------ RECORDS PROVIDED
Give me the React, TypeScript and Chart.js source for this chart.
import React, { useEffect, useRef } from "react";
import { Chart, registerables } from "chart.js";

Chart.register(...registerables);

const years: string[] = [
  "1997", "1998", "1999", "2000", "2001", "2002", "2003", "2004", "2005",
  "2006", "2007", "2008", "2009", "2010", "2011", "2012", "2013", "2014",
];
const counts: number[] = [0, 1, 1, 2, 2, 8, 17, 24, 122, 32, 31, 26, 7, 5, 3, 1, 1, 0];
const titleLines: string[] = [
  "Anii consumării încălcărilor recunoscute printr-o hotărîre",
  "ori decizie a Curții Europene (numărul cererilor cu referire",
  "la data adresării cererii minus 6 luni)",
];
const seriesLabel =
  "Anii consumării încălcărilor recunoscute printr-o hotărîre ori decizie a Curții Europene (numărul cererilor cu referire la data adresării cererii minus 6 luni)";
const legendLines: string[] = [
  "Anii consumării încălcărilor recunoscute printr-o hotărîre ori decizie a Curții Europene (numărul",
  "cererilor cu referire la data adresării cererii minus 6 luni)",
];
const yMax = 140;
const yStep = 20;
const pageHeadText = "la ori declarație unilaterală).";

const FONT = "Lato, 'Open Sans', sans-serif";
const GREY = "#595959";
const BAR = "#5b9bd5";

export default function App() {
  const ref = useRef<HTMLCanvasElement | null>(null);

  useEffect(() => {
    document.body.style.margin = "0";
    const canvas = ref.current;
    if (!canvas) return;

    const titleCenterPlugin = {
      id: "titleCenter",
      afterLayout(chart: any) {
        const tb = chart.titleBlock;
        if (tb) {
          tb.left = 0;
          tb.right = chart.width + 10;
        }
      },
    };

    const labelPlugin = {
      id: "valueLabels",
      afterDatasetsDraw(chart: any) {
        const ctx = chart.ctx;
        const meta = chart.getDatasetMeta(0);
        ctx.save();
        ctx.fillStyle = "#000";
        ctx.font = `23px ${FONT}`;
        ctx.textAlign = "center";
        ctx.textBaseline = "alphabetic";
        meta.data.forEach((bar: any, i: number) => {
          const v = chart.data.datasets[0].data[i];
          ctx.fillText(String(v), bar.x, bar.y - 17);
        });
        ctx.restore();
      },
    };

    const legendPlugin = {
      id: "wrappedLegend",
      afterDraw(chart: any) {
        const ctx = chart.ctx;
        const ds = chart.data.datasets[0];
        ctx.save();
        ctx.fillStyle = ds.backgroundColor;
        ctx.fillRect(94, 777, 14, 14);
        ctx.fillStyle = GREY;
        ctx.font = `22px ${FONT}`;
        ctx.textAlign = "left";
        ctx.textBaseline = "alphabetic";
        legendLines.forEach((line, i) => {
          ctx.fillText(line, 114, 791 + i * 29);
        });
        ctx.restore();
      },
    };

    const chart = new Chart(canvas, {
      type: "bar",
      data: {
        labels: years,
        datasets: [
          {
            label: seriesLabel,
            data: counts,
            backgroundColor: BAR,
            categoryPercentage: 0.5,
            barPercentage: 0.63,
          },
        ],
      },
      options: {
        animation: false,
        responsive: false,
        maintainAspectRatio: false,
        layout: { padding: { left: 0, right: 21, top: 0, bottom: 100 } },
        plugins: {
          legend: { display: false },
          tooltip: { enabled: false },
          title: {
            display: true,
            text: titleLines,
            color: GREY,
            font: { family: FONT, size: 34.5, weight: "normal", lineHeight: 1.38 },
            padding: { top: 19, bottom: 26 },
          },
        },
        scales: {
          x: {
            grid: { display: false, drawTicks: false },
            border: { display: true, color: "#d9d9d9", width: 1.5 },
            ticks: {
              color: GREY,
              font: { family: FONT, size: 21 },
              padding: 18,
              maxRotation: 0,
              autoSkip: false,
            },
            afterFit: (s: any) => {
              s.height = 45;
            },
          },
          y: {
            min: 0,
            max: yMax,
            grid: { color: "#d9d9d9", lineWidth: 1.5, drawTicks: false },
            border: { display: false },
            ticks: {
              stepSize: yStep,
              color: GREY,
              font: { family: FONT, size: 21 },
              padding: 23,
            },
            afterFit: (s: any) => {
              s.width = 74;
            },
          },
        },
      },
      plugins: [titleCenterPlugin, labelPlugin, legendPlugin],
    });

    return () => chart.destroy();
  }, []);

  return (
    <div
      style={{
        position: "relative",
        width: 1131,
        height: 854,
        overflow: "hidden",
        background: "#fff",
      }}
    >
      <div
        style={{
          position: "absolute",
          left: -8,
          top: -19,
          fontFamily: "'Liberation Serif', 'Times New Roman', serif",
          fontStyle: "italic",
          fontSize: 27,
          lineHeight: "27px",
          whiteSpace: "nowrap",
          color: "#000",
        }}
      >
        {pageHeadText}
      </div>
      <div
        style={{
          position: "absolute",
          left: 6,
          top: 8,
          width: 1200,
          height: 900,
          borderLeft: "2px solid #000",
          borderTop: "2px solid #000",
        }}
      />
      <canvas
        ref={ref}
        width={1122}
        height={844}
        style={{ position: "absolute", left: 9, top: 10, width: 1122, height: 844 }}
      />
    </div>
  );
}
------------
------ RECORDS PROVIDED
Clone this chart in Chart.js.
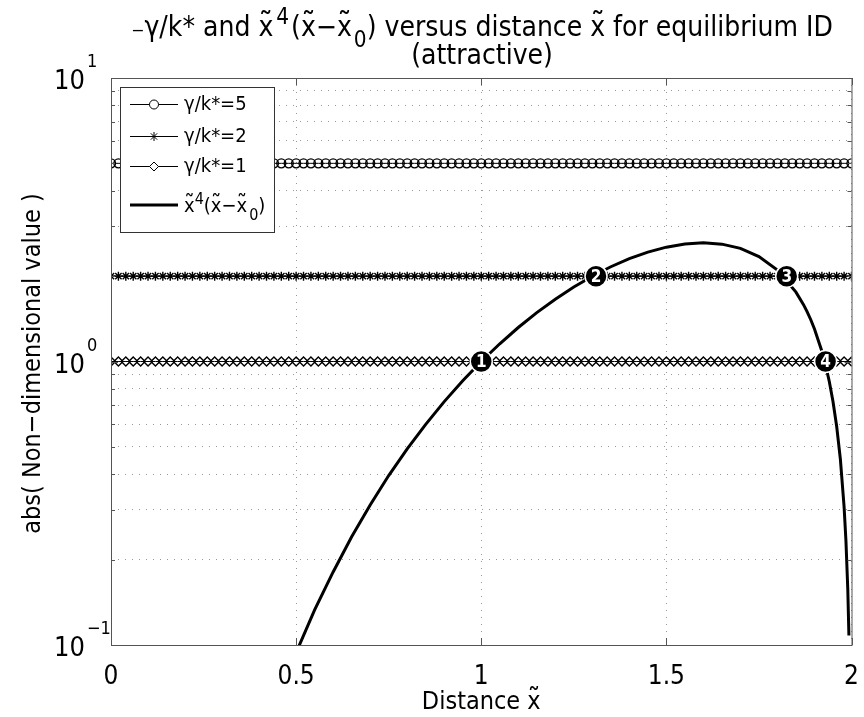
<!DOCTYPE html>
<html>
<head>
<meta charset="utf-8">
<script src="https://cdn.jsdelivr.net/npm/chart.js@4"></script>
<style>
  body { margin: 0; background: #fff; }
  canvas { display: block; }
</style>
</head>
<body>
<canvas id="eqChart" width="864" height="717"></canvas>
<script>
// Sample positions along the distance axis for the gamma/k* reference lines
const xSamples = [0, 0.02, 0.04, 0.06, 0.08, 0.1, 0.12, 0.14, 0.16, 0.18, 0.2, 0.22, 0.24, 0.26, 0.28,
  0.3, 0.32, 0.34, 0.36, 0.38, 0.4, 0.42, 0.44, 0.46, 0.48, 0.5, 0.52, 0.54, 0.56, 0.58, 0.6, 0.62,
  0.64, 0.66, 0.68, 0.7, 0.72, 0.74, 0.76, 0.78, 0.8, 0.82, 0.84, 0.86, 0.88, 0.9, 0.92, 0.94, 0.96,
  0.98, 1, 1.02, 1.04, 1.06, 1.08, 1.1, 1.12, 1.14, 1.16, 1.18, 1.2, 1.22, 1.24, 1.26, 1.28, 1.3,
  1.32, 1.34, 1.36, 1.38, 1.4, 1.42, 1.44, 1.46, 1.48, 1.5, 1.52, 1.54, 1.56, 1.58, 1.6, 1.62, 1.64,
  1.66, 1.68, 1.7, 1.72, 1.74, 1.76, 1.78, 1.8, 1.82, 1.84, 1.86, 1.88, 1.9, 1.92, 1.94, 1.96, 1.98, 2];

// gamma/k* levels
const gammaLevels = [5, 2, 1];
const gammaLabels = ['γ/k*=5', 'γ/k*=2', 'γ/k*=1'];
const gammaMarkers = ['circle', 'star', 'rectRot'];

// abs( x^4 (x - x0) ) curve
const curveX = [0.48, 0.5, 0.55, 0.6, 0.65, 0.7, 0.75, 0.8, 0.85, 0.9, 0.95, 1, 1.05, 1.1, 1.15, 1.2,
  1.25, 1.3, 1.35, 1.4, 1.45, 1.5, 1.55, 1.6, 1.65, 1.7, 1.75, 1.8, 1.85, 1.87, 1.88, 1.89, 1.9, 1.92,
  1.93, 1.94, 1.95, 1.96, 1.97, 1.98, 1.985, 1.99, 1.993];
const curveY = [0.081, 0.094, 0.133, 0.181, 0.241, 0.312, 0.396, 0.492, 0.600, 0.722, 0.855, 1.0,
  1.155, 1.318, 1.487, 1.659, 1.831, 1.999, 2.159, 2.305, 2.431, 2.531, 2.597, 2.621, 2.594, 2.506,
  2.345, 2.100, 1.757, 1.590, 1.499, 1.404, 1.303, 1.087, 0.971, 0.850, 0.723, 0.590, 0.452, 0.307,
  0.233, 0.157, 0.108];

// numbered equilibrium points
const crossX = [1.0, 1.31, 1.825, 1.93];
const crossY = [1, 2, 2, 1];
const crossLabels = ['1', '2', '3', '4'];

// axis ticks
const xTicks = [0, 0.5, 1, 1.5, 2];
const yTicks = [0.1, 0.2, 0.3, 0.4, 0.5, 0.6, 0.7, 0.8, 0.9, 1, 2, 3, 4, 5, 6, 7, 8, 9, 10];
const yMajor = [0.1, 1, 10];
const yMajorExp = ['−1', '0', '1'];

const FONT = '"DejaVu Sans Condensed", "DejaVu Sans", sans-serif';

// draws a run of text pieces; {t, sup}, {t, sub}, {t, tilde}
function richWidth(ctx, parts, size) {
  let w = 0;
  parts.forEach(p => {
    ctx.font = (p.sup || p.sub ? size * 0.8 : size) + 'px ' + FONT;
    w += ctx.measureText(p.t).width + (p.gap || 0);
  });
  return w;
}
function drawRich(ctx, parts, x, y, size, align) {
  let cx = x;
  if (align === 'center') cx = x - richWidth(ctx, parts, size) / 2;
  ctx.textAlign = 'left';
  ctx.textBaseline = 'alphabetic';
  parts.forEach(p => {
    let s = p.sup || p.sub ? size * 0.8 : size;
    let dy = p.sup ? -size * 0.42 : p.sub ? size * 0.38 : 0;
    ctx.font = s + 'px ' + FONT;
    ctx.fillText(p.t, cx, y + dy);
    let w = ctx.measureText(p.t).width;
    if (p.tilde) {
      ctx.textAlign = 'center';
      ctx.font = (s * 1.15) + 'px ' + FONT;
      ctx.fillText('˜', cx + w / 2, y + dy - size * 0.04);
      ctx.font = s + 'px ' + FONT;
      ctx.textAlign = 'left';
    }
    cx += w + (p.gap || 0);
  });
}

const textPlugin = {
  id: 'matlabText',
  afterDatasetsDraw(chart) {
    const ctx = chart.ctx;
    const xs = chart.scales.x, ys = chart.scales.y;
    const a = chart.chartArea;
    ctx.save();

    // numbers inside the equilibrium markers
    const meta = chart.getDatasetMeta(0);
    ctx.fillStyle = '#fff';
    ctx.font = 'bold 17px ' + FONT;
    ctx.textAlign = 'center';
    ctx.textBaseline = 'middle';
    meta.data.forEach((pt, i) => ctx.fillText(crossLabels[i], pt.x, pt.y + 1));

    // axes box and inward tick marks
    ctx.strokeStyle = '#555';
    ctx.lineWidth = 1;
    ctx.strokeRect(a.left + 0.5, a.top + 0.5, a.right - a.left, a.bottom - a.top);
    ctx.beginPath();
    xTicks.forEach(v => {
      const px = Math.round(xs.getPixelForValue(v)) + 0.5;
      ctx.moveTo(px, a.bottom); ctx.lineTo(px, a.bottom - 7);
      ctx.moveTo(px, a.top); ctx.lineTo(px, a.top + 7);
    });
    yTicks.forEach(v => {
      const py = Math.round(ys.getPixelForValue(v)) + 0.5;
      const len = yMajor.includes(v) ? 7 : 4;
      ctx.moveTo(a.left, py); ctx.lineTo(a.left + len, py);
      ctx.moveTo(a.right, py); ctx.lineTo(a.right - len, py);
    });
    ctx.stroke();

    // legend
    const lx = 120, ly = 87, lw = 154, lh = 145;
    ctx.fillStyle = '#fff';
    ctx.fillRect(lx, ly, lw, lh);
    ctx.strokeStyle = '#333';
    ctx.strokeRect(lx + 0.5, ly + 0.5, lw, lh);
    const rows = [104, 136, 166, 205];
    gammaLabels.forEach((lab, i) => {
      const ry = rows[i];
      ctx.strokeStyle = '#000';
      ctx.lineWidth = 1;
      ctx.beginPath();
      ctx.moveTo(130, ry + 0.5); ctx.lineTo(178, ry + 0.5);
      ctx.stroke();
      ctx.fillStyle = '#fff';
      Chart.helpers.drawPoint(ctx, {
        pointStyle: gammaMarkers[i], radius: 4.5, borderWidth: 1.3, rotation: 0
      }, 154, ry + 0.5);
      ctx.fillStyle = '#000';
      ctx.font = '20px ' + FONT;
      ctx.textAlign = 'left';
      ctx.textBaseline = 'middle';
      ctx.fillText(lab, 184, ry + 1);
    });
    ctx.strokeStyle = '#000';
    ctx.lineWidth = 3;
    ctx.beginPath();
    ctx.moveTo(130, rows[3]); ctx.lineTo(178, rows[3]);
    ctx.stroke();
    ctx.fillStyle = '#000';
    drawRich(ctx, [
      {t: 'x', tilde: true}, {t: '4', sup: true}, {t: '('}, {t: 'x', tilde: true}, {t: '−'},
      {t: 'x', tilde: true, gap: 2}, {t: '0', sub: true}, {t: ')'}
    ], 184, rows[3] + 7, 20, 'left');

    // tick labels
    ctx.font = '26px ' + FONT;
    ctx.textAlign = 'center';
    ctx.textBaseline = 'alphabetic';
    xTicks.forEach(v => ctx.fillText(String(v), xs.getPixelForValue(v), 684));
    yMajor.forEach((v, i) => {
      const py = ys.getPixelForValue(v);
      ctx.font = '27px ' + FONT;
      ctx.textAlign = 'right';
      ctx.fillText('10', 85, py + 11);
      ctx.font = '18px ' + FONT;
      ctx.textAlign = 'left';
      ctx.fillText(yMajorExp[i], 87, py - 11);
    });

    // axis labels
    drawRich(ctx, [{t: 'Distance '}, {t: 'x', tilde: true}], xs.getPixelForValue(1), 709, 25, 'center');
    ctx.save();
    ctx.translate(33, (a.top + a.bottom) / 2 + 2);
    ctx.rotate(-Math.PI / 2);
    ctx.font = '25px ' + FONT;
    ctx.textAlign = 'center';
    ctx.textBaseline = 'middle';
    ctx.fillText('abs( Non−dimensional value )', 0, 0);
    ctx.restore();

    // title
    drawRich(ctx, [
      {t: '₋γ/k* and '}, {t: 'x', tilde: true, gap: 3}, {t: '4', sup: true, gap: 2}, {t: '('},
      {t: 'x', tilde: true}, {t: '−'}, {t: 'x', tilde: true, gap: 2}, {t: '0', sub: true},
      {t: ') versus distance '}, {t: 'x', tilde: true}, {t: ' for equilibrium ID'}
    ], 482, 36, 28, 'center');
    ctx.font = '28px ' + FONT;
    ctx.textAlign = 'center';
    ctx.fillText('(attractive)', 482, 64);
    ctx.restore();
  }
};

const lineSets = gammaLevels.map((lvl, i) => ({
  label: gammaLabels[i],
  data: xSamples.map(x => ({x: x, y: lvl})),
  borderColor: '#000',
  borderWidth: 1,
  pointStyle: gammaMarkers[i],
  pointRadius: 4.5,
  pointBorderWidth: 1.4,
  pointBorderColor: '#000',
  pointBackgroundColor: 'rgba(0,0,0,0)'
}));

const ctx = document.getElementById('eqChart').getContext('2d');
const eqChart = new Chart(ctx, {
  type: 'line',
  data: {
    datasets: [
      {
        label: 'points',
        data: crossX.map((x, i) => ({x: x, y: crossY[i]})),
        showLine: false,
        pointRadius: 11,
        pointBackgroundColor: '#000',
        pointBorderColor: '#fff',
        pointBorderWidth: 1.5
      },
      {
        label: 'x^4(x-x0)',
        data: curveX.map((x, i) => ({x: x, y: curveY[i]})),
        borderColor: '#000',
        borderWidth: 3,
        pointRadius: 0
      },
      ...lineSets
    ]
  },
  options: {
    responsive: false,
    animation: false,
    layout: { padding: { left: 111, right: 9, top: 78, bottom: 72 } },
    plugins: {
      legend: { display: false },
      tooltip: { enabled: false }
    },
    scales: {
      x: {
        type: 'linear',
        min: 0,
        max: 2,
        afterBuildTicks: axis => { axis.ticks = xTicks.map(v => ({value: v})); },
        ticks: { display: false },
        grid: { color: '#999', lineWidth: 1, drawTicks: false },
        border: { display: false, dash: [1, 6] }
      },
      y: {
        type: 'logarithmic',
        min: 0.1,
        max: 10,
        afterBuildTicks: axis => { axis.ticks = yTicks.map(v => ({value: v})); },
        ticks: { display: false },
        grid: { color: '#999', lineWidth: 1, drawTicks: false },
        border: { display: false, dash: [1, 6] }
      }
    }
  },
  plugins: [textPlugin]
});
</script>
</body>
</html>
------------
■ **PROBLEM**
Word for word, retype the lines in the entries above that run from the one with "Clone this chart in Chart.js." through the one with "1.96, 1.98, 2];". Both ends count; pictures do not.

■ **EXERCISE ANSWER**
Clone this chart in Chart.js.
<!DOCTYPE html>
<html>
<head>
<meta charset="utf-8">
<script src="https://cdn.jsdelivr.net/npm/chart.js@4"></script>
<style>
  body { margin: 0; background: #fff; }
  canvas { display: block; }
</style>
</head>
<body>
<canvas id="eqChart" width="864" height="717"></canvas>
<script>
// Sample positions along the distance axis for the gamma/k* reference lines
const xSamples = [0, 0.02, 0.04, 0.06, 0.08, 0.1, 0.12, 0.14, 0.16, 0.18, 0.2, 0.22, 0.24, 0.26, 0.28,
  0.3, 0.32, 0.34, 0.36, 0.38, 0.4, 0.42, 0.44, 0.46, 0.48, 0.5, 0.52, 0.54, 0.56, 0.58, 0.6, 0.62,
  0.64, 0.66, 0.68, 0.7, 0.72, 0.74, 0.76, 0.78, 0.8, 0.82, 0.84, 0.86, 0.88, 0.9, 0.92, 0.94, 0.96,
  0.98, 1, 1.02, 1.04, 1.06, 1.08, 1.1, 1.12, 1.14, 1.16, 1.18, 1.2, 1.22, 1.24, 1.26, 1.28, 1.3,
  1.32, 1.34, 1.36, 1.38, 1.4, 1.42, 1.44, 1.46, 1.48, 1.5, 1.52, 1.54, 1.56, 1.58, 1.6, 1.62, 1.64,
  1.66, 1.68, 1.7, 1.72, 1.74, 1.76, 1.78, 1.8, 1.82, 1.84, 1.86, 1.88, 1.9, 1.92, 1.94, 1.96, 1.98, 2];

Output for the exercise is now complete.